(Records with drawing code)
....................
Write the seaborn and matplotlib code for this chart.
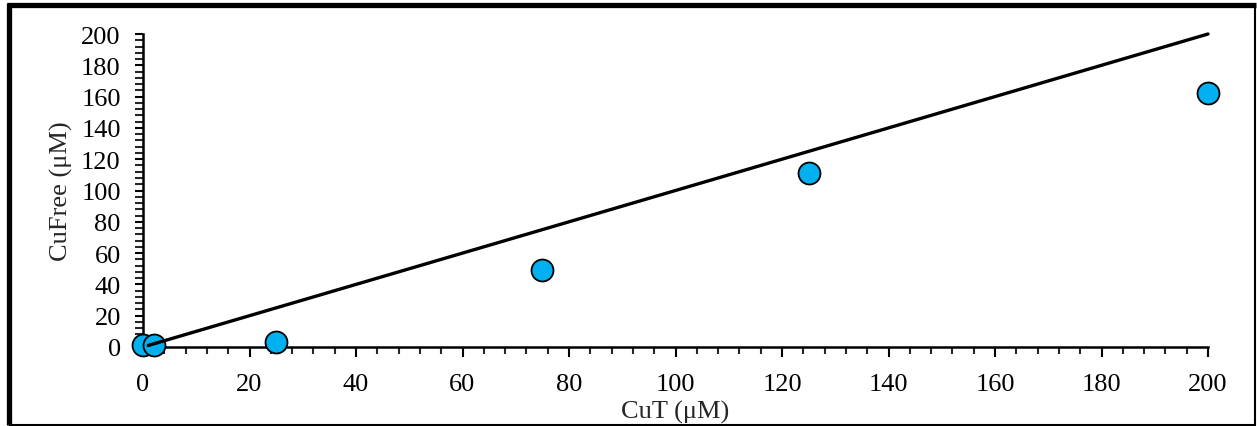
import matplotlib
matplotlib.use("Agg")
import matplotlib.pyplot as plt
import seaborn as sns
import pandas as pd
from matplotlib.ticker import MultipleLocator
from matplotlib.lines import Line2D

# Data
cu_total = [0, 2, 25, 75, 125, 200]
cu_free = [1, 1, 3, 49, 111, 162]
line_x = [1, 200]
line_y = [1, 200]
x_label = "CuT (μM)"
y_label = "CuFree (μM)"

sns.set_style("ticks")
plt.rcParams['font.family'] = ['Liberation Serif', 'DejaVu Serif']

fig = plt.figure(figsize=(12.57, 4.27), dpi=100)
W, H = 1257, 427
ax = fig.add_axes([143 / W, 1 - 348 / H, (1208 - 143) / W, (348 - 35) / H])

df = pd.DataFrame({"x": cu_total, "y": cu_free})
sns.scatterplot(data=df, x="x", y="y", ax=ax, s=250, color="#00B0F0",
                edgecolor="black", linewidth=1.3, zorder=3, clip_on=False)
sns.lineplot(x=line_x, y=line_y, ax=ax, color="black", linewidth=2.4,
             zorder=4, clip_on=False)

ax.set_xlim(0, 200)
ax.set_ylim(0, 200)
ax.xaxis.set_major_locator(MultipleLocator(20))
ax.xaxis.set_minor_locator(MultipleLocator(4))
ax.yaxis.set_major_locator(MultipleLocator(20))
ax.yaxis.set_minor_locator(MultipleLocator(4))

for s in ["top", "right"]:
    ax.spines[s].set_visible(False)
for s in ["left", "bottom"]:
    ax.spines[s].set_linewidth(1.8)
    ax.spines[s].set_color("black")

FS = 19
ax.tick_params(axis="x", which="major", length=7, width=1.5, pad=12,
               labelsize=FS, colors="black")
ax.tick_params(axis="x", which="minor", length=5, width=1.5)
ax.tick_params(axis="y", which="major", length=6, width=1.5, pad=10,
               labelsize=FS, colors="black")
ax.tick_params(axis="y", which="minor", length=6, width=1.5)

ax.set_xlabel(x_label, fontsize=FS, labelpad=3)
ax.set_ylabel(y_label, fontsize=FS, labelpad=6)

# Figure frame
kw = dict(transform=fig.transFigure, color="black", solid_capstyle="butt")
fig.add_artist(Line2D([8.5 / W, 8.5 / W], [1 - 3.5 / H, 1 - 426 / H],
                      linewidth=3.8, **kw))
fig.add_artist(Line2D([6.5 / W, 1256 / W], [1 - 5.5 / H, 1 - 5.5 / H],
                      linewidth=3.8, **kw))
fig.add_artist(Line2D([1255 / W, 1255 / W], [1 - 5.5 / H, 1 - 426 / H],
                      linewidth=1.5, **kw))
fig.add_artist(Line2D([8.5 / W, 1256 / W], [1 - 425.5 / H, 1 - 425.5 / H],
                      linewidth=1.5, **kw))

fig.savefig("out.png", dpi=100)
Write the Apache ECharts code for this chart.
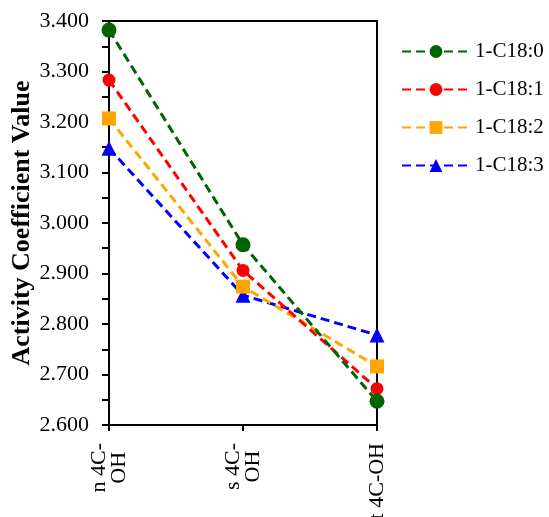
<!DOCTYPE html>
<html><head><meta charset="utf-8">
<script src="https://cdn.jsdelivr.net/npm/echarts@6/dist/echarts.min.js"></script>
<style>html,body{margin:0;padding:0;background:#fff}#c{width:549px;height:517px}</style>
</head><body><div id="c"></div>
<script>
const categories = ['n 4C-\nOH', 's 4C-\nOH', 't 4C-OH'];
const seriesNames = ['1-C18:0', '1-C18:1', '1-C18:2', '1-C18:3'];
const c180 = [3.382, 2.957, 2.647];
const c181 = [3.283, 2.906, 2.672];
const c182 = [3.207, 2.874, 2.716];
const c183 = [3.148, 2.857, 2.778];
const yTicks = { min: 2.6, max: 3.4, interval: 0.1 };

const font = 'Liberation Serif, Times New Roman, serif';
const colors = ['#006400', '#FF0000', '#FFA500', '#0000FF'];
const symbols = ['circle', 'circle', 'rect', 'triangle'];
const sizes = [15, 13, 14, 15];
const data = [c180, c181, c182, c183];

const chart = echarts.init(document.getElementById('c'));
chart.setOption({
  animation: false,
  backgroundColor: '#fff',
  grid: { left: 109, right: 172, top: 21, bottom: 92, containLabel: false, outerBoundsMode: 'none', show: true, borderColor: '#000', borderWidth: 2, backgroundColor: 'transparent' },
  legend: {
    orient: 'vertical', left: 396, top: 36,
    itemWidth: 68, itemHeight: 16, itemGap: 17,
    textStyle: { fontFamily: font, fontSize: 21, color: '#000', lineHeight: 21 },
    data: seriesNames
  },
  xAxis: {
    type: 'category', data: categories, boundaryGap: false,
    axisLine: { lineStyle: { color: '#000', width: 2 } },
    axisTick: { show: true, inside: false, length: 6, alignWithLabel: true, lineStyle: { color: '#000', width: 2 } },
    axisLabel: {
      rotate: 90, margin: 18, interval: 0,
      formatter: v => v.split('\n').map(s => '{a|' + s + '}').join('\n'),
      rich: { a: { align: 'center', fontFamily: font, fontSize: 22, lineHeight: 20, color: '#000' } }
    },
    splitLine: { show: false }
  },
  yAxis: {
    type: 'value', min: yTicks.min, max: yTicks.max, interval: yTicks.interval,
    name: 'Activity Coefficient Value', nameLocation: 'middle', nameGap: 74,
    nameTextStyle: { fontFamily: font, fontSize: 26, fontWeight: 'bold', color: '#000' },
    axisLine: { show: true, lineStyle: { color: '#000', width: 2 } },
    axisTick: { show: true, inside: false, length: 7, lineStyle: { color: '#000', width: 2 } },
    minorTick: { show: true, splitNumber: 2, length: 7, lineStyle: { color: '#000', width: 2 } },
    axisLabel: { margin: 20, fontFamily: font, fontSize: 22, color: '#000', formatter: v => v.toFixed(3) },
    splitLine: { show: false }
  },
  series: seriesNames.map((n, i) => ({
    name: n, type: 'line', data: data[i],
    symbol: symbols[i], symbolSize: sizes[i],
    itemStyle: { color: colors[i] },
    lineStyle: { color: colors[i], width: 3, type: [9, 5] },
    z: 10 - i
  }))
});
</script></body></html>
....................
▶ **TASK OBJECTIVE**
An exact transcription of all the entries is required, without the pictures.

▶ **ANSWER BELOW**
Write the seaborn and matplotlib code for this chart.
import matplotlib
matplotlib.use("Agg")
import matplotlib.pyplot as plt
import seaborn as sns
import pandas as pd
from matplotlib.ticker import MultipleLocator
from matplotlib.lines import Line2D

# Data
cu_total = [0, 2, 25, 75, 125, 200]
cu_free = [1, 1, 3, 49, 111, 162]
line_x = [1, 200]
line_y = [1, 200]
x_label = "CuT (μM)"
y_label = "CuFree (μM)"

sns.set_style("ticks")
plt.rcParams['font.family'] = ['Liberation Serif', 'DejaVu Serif']

fig = plt.figure(figsize=(12.57, 4.27), dpi=100)
W, H = 1257, 427
ax = fig.add_axes([143 / W, 1 - 348 / H, (1208 - 143) / W, (348 - 35) / H])

df = pd.DataFrame({"x": cu_total, "y": cu_free})
sns.scatterplot(data=df, x="x", y="y", ax=ax, s=250, color="#00B0F0",
                edgecolor="black", linewidth=1.3, zorder=3, clip_on=False)
sns.lineplot(x=line_x, y=line_y, ax=ax, color="black", linewidth=2.4,
             zorder=4, clip_on=False)

ax.set_xlim(0, 200)
ax.set_ylim(0, 200)
ax.xaxis.set_major_locator(MultipleLocator(20))
ax.xaxis.set_minor_locator(MultipleLocator(4))
ax.yaxis.set_major_locator(MultipleLocator(20))
ax.yaxis.set_minor_locator(MultipleLocator(4))

for s in ["top", "right"]:
    ax.spines[s].set_visible(False)
for s in ["left", "bottom"]:
    ax.spines[s].set_linewidth(1.8)
    ax.spines[s].set_color("black")

FS = 19
ax.tick_params(axis="x", which="major", length=7, width=1.5, pad=12,
               labelsize=FS, colors="black")
ax.tick_params(axis="x", which="minor", length=5, width=1.5)
ax.tick_params(axis="y", which="major", length=6, width=1.5, pad=10,
               labelsize=FS, colors="black")
ax.tick_params(axis="y", which="minor", length=6, width=1.5)

ax.set_xlabel(x_label, fontsize=FS, labelpad=3)
ax.set_ylabel(y_label, fontsize=FS, labelpad=6)

# Figure frame
kw = dict(transform=fig.transFigure, color="black", solid_capstyle="butt")
fig.add_artist(Line2D([8.5 / W, 8.5 / W], [1 - 3.5 / H, 1 - 426 / H],
                      linewidth=3.8, **kw))
fig.add_artist(Line2D([6.5 / W, 1256 / W], [1 - 5.5 / H, 1 - 5.5 / H],
                      linewidth=3.8, **kw))
fig.add_artist(Line2D([1255 / W, 1255 / W], [1 - 5.5 / H, 1 - 426 / H],
                      linewidth=1.5, **kw))
fig.add_artist(Line2D([8.5 / W, 1256 / W], [1 - 425.5 / H, 1 - 425.5 / H],
                      linewidth=1.5, **kw))

fig.savefig("out.png", dpi=100)
Write the Apache ECharts code for this chart.
<!DOCTYPE html>
<html><head><meta charset="utf-8">
<script src="https://cdn.jsdelivr.net/npm/echarts@6/dist/echarts.min.js"></script>
<style>html,body{margin:0;padding:0;background:#fff}#c{width:549px;height:517px}</style>
</head><body><div id="c"></div>
<script>
const categories = ['n 4C-\nOH', 's 4C-\nOH', 't 4C-OH'];
const seriesNames = ['1-C18:0', '1-C18:1', '1-C18:2', '1-C18:3'];
const c180 = [3.382, 2.957, 2.647];
const c181 = [3.283, 2.906, 2.672];
const c182 = [3.207, 2.874, 2.716];
const c183 = [3.148, 2.857, 2.778];
const yTicks = { min: 2.6, max: 3.4, interval: 0.1 };

const font = 'Liberation Serif, Times New Roman, serif';
const colors = ['#006400', '#FF0000', '#FFA500', '#0000FF'];
const symbols = ['circle', 'circle', 'rect', 'triangle'];
const sizes = [15, 13, 14, 15];
const data = [c180, c181, c182, c183];

const chart = echarts.init(document.getElementById('c'));
chart.setOption({
  animation: false,
  backgroundColor: '#fff',
  grid: { left: 109, right: 172, top: 21, bottom: 92, containLabel: false, outerBoundsMode: 'none', show: true, borderColor: '#000', borderWidth: 2, backgroundColor: 'transparent' },
  legend: {
    orient: 'vertical', left: 396, top: 36,
    itemWidth: 68, itemHeight: 16, itemGap: 17,
    textStyle: { fontFamily: font, fontSize: 21, color: '#000', lineHeight: 21 },
    data: seriesNames
  },
  xAxis: {
    type: 'category', data: categories, boundaryGap: false,
    axisLine: { lineStyle: { color: '#000', width: 2 } },
    axisTick: { show: true, inside: false, length: 6, alignWithLabel: true, lineStyle: { color: '#000', width: 2 } },
    axisLabel: {
      rotate: 90, margin: 18, interval: 0,
      formatter: v => v.split('\n').map(s => '{a|' + s + '}').join('\n'),
      rich: { a: { align: 'center', fontFamily: font, fontSize: 22, lineHeight: 20, color: '#000' } }
    },
    splitLine: { show: false }
  },
  yAxis: {
    type: 'value', min: yTicks.min, max: yTicks.max, interval: yTicks.interval,
    name: 'Activity Coefficient Value', nameLocation: 'middle', nameGap: 74,
    nameTextStyle: { fontFamily: font, fontSize: 26, fontWeight: 'bold', color: '#000' },
    axisLine: { show: true, lineStyle: { color: '#000', width: 2 } },
    axisTick: { show: true, inside: false, length: 7, lineStyle: { color: '#000', width: 2 } },
    minorTick: { show: true, splitNumber: 2, length: 7, lineStyle: { color: '#000', width: 2 } },
    axisLabel: { margin: 20, fontFamily: font, fontSize: 22, color: '#000', formatter: v => v.toFixed(3) },
    splitLine: { show: false }
  },
  series: seriesNames.map((n, i) => ({
    name: n, type: 'line', data: data[i],
    symbol: symbols[i], symbolSize: sizes[i],
    itemStyle: { color: colors[i] },
    lineStyle: { color: colors[i], width: 3, type: [9, 5] },
    z: 10 - i
  }))
});
</script></body></html>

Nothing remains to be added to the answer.